Those of us lucky enough to have aging parents who live long and remain nominally healthy are often struck by the wisdom we hear as they ruminate about relationships and love in the past. To really understand what they are getting at we must toss away any notions that our parents are merely clinging to the “good old days” and instead gaze through a prism that acknowledges their wise and long-term perspective.
Karl Pillemer, Ph.D. writes, “What elders have that young people don’t is something special: the view from the end. For them it’s no longer a mystery as to how everything will turn out — it’s already happened.”
Dr. Pillemer is the author of 30 Lessons for Loving. I wrote a short Valentine’s Day post, Elder’s Share Wisdom About Love, sharing a Next Avenue review of the book, and was intrigued. I bought the book and posted it here on this blog as my current read. Now I’ve read the book and have more to say.

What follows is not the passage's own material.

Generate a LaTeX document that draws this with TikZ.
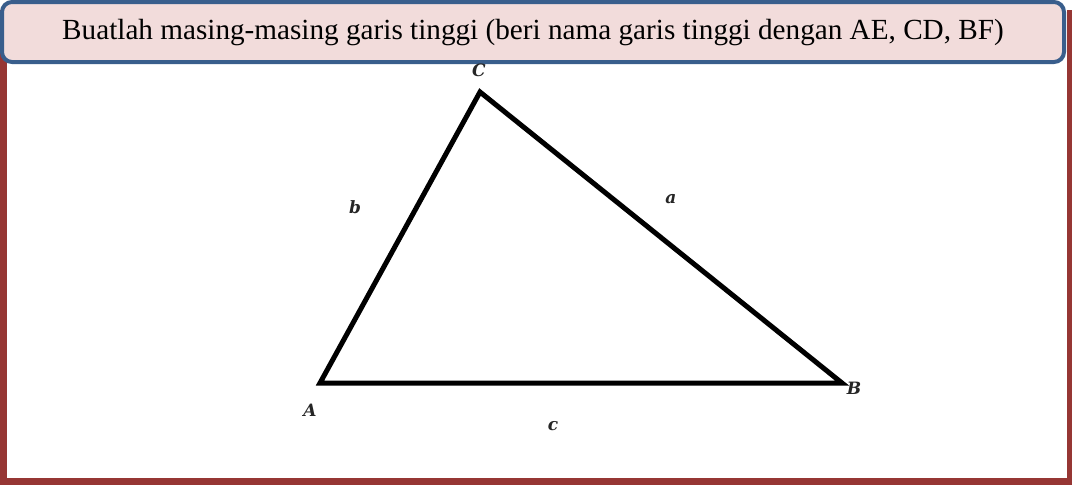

Professor Pillemer conducted in-depth interviews with more than 700 elders — people still in long marriages, people who are widowed, people who have lived long lives together as partners, and people who had an unhappy marriage, then remarried, and experienced more love and joy the second time around. The interviewees, he calls them “experts,” offer compelling observations as they look back over many years and think about the lessons they learned, or wish they had learned when they were younger, about relationships and love. What they and the book really offer is a checklist — 30 issues to consider in-depth if a person’s goal is a solid, committed, long-term relationship.
Some people may think this is merely an advice or marriage counseling tome, and it is only in a way. But what is different about the information and advice in 30 Lessons for Loving is that it shares each elder’s advice, experience, and point of view — and the experts have a lot to say. If you or someone in your family is thinking about what it takes to create a quality relationship, or perhaps more importantly, what it takes to recognize an unhealthy one, this is a good book to share. (Note to self: How often have I met a good friend or family members’ significant other, observed serious issues, and not said a word? More often than I’d like to admit.)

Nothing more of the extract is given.